Take each line containing "matplotlib" and report it exactly as written.

#### Provided entries
+-------+

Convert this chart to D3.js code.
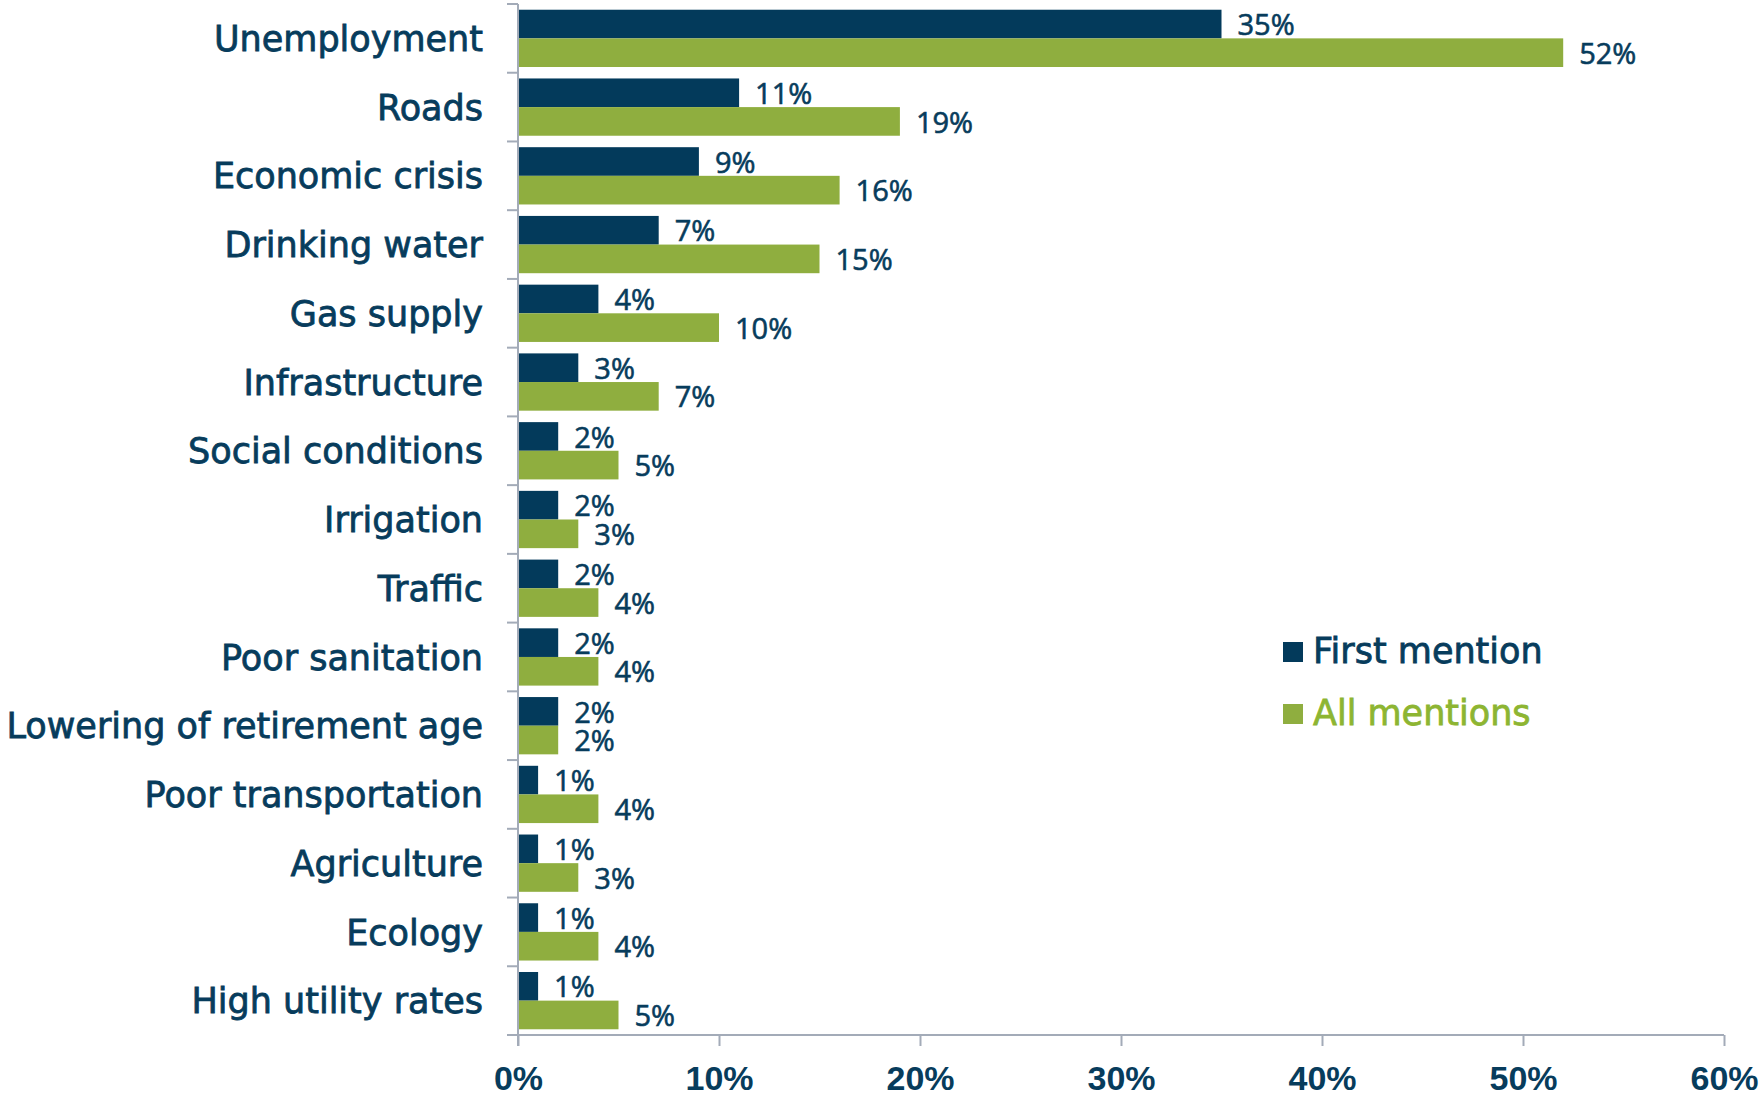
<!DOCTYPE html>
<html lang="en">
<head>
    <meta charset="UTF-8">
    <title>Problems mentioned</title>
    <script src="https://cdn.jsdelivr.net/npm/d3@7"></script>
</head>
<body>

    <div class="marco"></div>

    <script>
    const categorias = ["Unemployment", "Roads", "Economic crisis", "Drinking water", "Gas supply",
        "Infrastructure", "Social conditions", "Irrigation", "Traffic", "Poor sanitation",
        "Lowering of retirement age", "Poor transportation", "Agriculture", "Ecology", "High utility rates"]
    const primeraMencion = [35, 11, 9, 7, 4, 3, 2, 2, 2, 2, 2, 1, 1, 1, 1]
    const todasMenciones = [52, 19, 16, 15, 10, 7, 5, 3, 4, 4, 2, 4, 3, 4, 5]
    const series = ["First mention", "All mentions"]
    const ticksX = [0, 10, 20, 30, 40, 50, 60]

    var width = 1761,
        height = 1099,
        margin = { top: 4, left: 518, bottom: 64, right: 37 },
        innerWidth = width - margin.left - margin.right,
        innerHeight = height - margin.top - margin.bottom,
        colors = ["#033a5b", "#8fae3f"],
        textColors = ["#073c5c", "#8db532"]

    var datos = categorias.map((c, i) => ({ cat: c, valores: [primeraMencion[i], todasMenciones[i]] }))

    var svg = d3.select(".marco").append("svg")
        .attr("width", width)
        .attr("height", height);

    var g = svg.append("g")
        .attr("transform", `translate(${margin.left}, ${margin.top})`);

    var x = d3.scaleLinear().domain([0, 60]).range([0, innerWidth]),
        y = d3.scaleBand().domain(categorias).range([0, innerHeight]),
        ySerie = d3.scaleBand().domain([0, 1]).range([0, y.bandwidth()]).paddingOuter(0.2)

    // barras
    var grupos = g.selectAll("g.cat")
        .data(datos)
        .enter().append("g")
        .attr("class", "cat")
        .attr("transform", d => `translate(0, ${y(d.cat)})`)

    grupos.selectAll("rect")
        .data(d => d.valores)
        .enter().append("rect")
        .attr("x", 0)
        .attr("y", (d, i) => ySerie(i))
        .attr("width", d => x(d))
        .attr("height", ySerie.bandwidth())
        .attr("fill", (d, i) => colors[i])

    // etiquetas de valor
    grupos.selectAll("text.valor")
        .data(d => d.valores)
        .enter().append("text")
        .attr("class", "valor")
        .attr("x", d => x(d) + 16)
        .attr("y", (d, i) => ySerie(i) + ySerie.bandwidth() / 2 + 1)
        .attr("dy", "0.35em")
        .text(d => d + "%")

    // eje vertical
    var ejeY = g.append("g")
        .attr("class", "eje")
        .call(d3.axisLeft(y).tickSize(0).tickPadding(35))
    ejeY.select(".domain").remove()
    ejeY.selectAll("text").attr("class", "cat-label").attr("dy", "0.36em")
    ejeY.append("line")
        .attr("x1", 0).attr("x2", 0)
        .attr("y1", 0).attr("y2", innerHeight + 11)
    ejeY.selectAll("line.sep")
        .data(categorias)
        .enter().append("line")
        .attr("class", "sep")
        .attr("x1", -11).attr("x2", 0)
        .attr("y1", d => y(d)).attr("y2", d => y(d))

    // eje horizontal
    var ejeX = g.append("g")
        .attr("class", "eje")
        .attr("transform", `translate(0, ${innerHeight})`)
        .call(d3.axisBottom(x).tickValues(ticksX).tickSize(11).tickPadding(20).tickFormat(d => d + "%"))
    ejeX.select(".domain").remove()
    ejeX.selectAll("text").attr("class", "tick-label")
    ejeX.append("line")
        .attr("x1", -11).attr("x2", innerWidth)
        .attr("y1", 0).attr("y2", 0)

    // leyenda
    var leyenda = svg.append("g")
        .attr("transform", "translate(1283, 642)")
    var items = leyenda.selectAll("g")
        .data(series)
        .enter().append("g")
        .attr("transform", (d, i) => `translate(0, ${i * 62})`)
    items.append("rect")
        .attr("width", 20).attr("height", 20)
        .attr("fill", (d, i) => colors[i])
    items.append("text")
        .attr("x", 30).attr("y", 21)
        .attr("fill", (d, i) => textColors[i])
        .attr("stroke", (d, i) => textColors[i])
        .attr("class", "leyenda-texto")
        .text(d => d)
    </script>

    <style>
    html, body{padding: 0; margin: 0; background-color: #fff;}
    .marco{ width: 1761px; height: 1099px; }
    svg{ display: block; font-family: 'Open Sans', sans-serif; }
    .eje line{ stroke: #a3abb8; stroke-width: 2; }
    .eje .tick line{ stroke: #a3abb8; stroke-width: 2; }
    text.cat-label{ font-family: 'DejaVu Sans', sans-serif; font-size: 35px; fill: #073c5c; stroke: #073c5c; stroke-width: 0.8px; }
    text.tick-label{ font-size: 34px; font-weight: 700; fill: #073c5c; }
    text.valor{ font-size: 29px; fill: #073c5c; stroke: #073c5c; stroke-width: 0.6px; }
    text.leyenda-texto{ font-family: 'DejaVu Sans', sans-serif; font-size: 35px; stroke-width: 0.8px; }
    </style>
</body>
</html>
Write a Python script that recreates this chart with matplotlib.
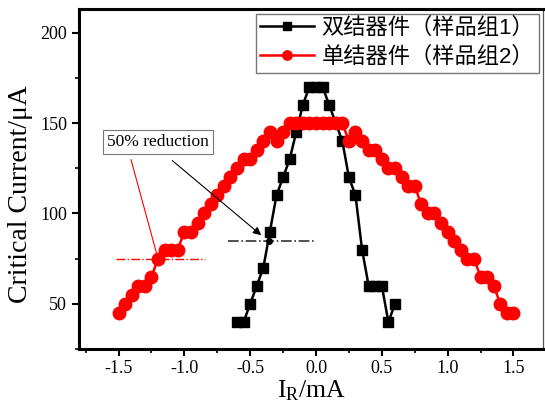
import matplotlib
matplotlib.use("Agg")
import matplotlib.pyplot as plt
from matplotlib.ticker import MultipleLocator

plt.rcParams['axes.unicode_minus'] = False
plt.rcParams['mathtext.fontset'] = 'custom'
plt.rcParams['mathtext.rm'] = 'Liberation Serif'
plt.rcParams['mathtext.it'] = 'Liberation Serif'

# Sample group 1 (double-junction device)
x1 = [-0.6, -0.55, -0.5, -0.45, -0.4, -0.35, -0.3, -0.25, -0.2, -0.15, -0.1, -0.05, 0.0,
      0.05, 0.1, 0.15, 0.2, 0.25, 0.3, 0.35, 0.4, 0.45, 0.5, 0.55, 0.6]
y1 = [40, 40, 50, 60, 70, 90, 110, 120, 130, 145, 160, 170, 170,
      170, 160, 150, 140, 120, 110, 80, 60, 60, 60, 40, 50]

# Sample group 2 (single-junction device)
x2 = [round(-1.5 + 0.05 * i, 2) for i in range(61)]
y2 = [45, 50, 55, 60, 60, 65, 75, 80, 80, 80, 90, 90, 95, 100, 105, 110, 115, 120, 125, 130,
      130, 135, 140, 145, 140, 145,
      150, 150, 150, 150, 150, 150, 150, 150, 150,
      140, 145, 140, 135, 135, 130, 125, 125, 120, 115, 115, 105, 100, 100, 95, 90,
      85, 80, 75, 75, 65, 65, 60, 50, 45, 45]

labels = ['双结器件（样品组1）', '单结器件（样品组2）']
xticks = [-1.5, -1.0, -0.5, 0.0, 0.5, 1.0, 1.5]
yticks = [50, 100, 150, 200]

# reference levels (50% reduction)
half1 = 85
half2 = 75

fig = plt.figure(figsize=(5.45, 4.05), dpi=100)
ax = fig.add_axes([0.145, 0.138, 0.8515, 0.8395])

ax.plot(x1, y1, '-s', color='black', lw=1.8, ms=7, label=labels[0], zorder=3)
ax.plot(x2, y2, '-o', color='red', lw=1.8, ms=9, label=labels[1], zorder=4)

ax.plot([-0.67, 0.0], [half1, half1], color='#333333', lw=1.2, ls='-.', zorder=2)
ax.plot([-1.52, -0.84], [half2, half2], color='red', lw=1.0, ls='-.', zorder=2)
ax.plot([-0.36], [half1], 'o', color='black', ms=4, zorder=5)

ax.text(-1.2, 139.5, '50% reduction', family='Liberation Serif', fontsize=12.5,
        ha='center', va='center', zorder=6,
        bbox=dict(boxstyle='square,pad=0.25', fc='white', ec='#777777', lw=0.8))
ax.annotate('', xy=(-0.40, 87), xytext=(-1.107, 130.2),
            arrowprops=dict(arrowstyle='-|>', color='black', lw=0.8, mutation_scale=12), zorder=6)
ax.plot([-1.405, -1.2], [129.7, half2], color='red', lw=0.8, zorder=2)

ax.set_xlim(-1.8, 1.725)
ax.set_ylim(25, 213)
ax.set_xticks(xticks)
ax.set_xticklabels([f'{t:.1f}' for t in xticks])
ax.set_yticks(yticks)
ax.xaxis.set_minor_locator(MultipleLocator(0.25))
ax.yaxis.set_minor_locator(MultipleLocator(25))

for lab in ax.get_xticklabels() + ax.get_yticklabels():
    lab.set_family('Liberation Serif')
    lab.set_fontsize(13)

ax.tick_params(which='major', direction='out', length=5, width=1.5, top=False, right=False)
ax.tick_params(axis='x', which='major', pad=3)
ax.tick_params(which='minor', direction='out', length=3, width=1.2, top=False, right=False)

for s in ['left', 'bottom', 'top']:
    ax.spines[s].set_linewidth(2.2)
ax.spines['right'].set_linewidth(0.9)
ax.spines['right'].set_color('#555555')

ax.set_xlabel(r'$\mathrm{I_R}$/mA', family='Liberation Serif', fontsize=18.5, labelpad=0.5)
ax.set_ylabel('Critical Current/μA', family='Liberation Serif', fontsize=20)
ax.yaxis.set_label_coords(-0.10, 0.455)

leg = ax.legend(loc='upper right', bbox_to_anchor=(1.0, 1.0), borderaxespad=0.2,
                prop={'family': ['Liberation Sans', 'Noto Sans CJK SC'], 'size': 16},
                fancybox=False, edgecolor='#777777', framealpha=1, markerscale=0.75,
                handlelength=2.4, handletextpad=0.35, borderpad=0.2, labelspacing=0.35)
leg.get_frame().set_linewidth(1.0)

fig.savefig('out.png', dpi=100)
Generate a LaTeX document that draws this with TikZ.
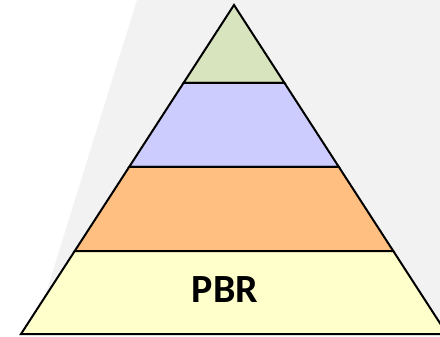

+-------+

#### Answer
Write a Python script that recreates this chart with matplotlib.
import matplotlib
matplotlib.use("Agg")
import matplotlib.pyplot as plt
from matplotlib.ticker import MultipleLocator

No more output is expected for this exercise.